SET PROBLEM: Would you transcribe the whole listing exactly, minus its pictures?

GIVEN INFORMATION:

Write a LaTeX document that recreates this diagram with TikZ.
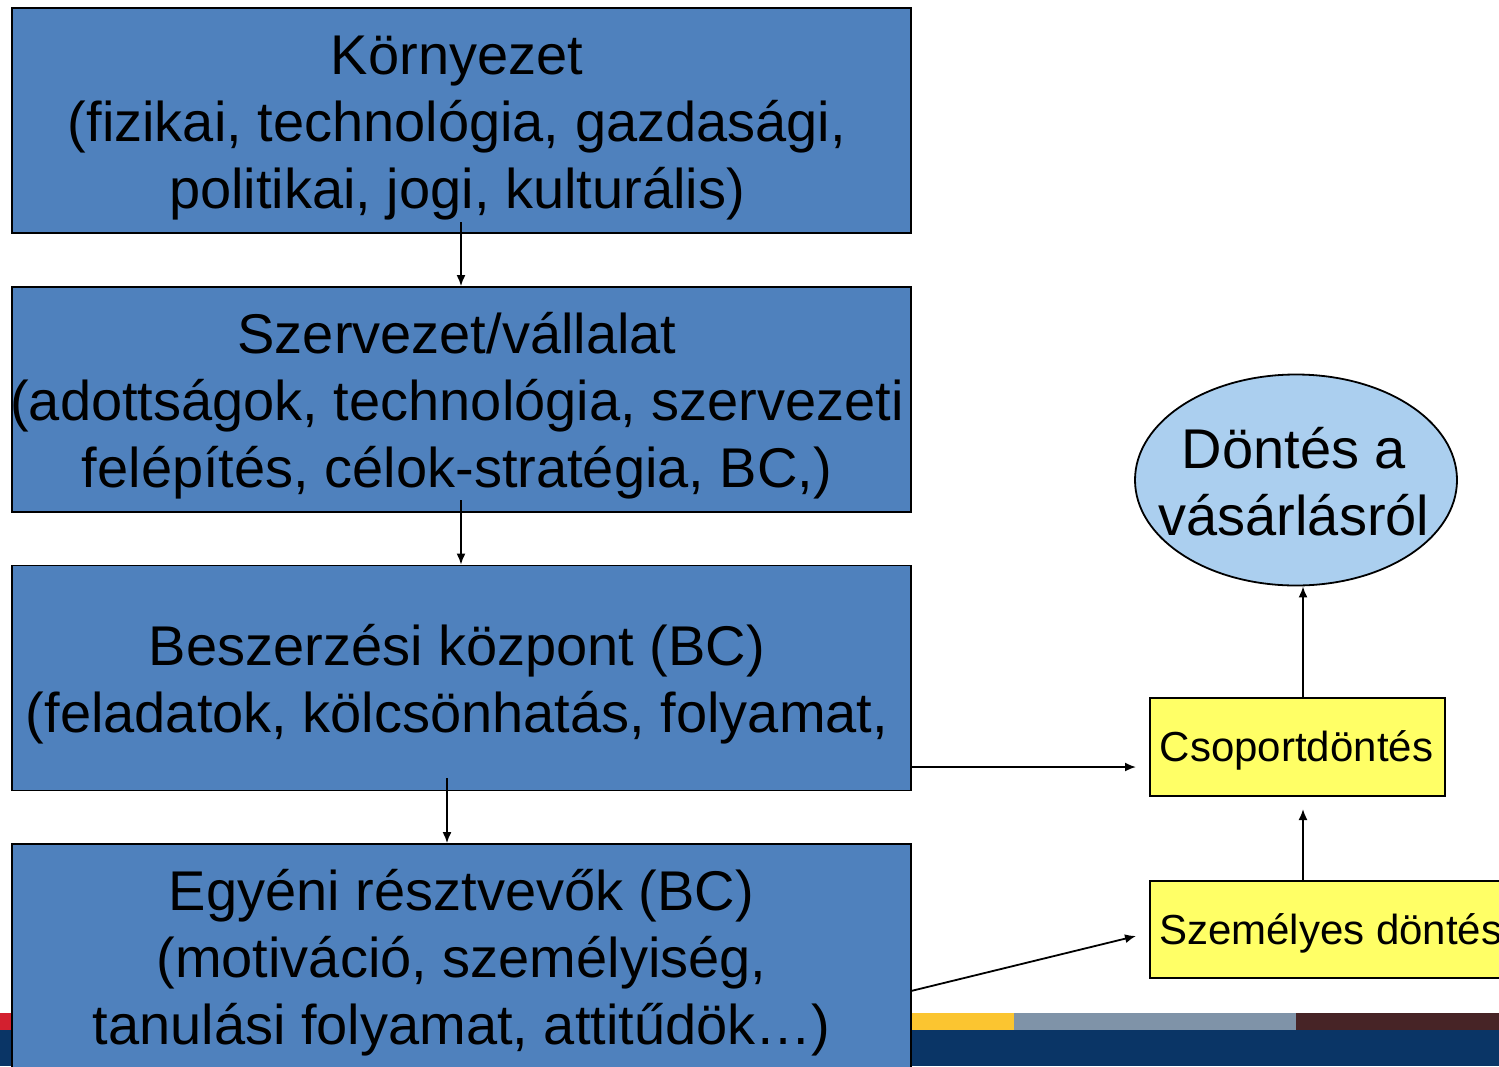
\documentclass[tikz,border=0pt]{standalone}
\usepackage{fontspec}
\setmainfont{Liberation Sans}
\usetikzlibrary{arrows.meta,shapes.geometric}
\definecolor{boxblue}{HTML}{4F81BD}
\definecolor{ellblue}{HTML}{ABCFEF}
\definecolor{lightyel}{HTML}{FFFF66}
\definecolor{barred}{HTML}{D3202F}
\definecolor{baryel}{HTML}{FBC530}
\definecolor{bargrey}{HTML}{7F93A8}
\definecolor{barbrown}{HTML}{472426}
\definecolor{barnavy}{HTML}{0A3566}
\tikzset{
  bigbox/.style={draw=black, line width=1.8pt, fill=boxblue, minimum width=899pt, minimum height=225pt, inner sep=0pt},
  bigtext/.style={align=center, font=\fontsize{56}{67}\selectfont, inner sep=0pt},
  yelbox/.style={draw=black, line width=1.8pt, fill=lightyel, inner sep=0pt, anchor=north west},
  smalltext/.style={font=\fontsize{42}{50}\selectfont, inner sep=0pt},
  conn/.style={line width=1.8pt, -{Latex[length=11pt,width=9pt]}}
}
\begin{document}
\begin{tikzpicture}[x=1pt,y=-1pt]
\useasboundingbox (0,0) rectangle (1499,1066);
% bottom bars
\fill[barred] (0,1013) rectangle (910,1030);
\fill[baryel] (910,1013) rectangle (1014,1030);
\fill[bargrey] (1014,1013) rectangle (1296,1030);
\fill[barbrown] (1296,1013) rectangle (1499,1030);
\fill[barnavy] (0,1030) rectangle (1499,1066);
% big boxes
\node[bigbox] (b1) at (461.5,120.5) {};
\node[bigtext] (t1) at (457,128) {Környezet\\(fizikai, technológia, gazdasági,\\politikai, jogi, kulturális)};
\node[bigbox] (b2) at (461.5,399.5) {};
\node[bigtext] (t2) at (457,406) {Szervezet/vállalat\\(adottságok, technológia, szervezeti\\felépítés, célok-stratégia, BC,)};
\node[bigbox] (b3) at (461.5,678) {};
\node[bigtext] (t3) at (457,684) {Beszerzési központ (BC)\\(feladatok, kölcsönhatás, folyamat,};
\node[bigbox] (b4) at (461.5,956.5) {};
\node[bigtext] (t4) at (461.5,963) {Egyéni résztvevők (BC)\\(motiváció, személyiség,\\tanulási folyamat, attitűdök…)};
% ellipse
\node[ellipse, draw=black, line width=1.8pt, fill=ellblue, minimum width=322pt, minimum height=211pt, inner sep=0pt] (e) at (1296,480) {};
\node[bigtext] (te) at (1294,482) {Döntés a\\vásárlásról};
% yellow boxes
\node[yelbox, minimum width=295pt, minimum height=98pt] (cs) at (1149,697) {};
\node[smalltext] (tcs) at (1296.5,750) {Csoportdöntés};
\node[yelbox, minimum width=380pt, minimum height=97pt] (sz) at (1149,880) {};
\node[smalltext, anchor=west] (tsz) at (1159,933) {Személyes döntés};
% connectors
\coordinate (c1) at (461,222);
\coordinate (c2) at (461,500);
\coordinate (c3) at (447,778);
\draw[conn] (c1) -- (b2.north -| c1);
\draw[conn] (c2) -- (b3.north -| c2);
\draw[conn] (c3) -- (b4.north -| c3);
\coordinate (a3) at (911,767);
\coordinate (a3e) at (1136,767);
\draw[conn] (a3) -- (a3e);
\coordinate (a4) at (911,991);
\coordinate (a4e) at (1136,936);
\draw[conn] (a4) -- (a4e);
\coordinate (s1) at (1303,880);
\coordinate (s1e) at (1303,809);
\draw[conn] (s1) -- (s1e);
\coordinate (c5) at (1303,697);
\draw[conn] (c5) -- (e.south -| c5);
\end{tikzpicture}
\end{document}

EXPECTED OUTPUT:
Write a LaTeX document that recreates this diagram with TikZ.
\documentclass[tikz,border=0pt]{standalone}
\usepackage{fontspec}
\setmainfont{Liberation Sans}
\usetikzlibrary{arrows.meta,shapes.geometric}
\definecolor{boxblue}{HTML}{4F81BD}
\definecolor{ellblue}{HTML}{ABCFEF}
\definecolor{lightyel}{HTML}{FFFF66}
\definecolor{barred}{HTML}{D3202F}
\definecolor{baryel}{HTML}{FBC530}
\definecolor{bargrey}{HTML}{7F93A8}
\definecolor{barbrown}{HTML}{472426}
\definecolor{barnavy}{HTML}{0A3566}
\tikzset{
  bigbox/.style={draw=black, line width=1.8pt, fill=boxblue, minimum width=899pt, minimum height=225pt, inner sep=0pt},
  bigtext/.style={align=center, font=\fontsize{56}{67}\selectfont, inner sep=0pt},
  yelbox/.style={draw=black, line width=1.8pt, fill=lightyel, inner sep=0pt, anchor=north west},
  smalltext/.style={font=\fontsize{42}{50}\selectfont, inner sep=0pt},
  conn/.style={line width=1.8pt, -{Latex[length=11pt,width=9pt]}}
}
\begin{document}
\begin{tikzpicture}[x=1pt,y=-1pt]
\useasboundingbox (0,0) rectangle (1499,1066);
% bottom bars
\fill[barred] (0,1013) rectangle (910,1030);
\fill[baryel] (910,1013) rectangle (1014,1030);
\fill[bargrey] (1014,1013) rectangle (1296,1030);
\fill[barbrown] (1296,1013) rectangle (1499,1030);
\fill[barnavy] (0,1030) rectangle (1499,1066);
% big boxes
\node[bigbox] (b1) at (461.5,120.5) {};
\node[bigtext] (t1) at (457,128) {Környezet\\(fizikai, technológia, gazdasági,\\politikai, jogi, kulturális)};
\node[bigbox] (b2) at (461.5,399.5) {};
\node[bigtext] (t2) at (457,406) {Szervezet/vállalat\\(adottságok, technológia, szervezeti\\felépítés, célok-stratégia, BC,)};
\node[bigbox] (b3) at (461.5,678) {};
\node[bigtext] (t3) at (457,684) {Beszerzési központ (BC)\\(feladatok, kölcsönhatás, folyamat,};
\node[bigbox] (b4) at (461.5,956.5) {};
\node[bigtext] (t4) at (461.5,963) {Egyéni résztvevők (BC)\\(motiváció, személyiség,\\tanulási folyamat, attitűdök…)};
% ellipse
\node[ellipse, draw=black, line width=1.8pt, fill=ellblue, minimum width=322pt, minimum height=211pt, inner sep=0pt] (e) at (1296,480) {};
\node[bigtext] (te) at (1294,482) {Döntés a\\vásárlásról};
% yellow boxes
\node[yelbox, minimum width=295pt, minimum height=98pt] (cs) at (1149,697) {};
\node[smalltext] (tcs) at (1296.5,750) {Csoportdöntés};
\node[yelbox, minimum width=380pt, minimum height=97pt] (sz) at (1149,880) {};
\node[smalltext, anchor=west] (tsz) at (1159,933) {Személyes döntés};
% connectors
\coordinate (c1) at (461,222);
\coordinate (c2) at (461,500);
\coordinate (c3) at (447,778);
\draw[conn] (c1) -- (b2.north -| c1);
\draw[conn] (c2) -- (b3.north -| c2);
\draw[conn] (c3) -- (b4.north -| c3);
\coordinate (a3) at (911,767);
\coordinate (a3e) at (1136,767);
\draw[conn] (a3) -- (a3e);
\coordinate (a4) at (911,991);
\coordinate (a4e) at (1136,936);
\draw[conn] (a4) -- (a4e);
\coordinate (s1) at (1303,880);
\coordinate (s1e) at (1303,809);
\draw[conn] (s1) -- (s1e);
\coordinate (c5) at (1303,697);
\draw[conn] (c5) -- (e.south -| c5);
\end{tikzpicture}
\end{document}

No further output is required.